Masa penitipan selama 20 hari. Setelah melewati masa itu, penitip bisa memperpanjang sampai 2 kali. Jika setelah 60 hari masa penitipan tidak juga laku, berarti ada yang salah, misalnya harga terlalu mahal.
Banyak juga penitip yang tidak mengurus administrasi meski masa penitipan habis. Dengan begitu toko lebih mirip seperti gudang. “Makanya sekarang dibuat aturan kalau tidak diurus 7 hari setelah masa penitipan habis, hari berikutnya barang kita sale agar tidak rusak di sini,” jelas Jimmy. Sale dimulai dengan potongan 25%. Kalau tidak laku dinaikan menjadi 50%, kemudian 75%, sampai 100%.
Ruko 3 lokal pun tempat masih terasa kurang luas. Terutama untuk mebel dan furniture yang berjubel sampai didisplay di luar. Padahal mebel bisa laku cepat kalau harganya bagus. Untuk mebel dan furniture antik, Jimmy sering kesulitan memprediksi harga karena tidak ada harga standarnya.

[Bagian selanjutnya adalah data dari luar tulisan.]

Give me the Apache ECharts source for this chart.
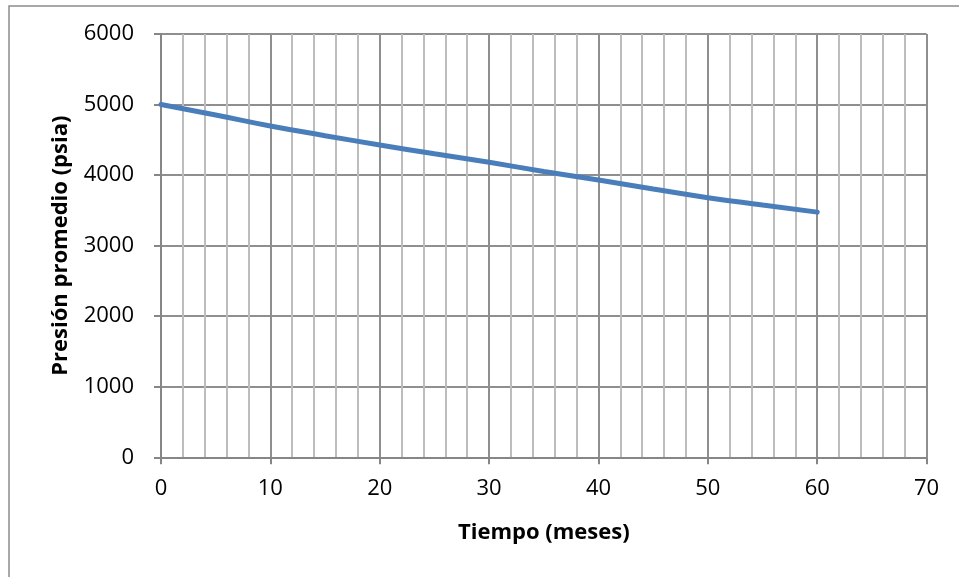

Pada 2006 Barkas membuka cabang di Jl Kaliurang, yang kini telah pindah ke Ruko Pogung Permai, tak jauh dari Jl Kaliurang. Kini Barkas tak hanya menjual barang bekas, tapi juga barang baru tapi unik. Penitip barang pun melihat peluang dengan menitipkan barang-barang unik.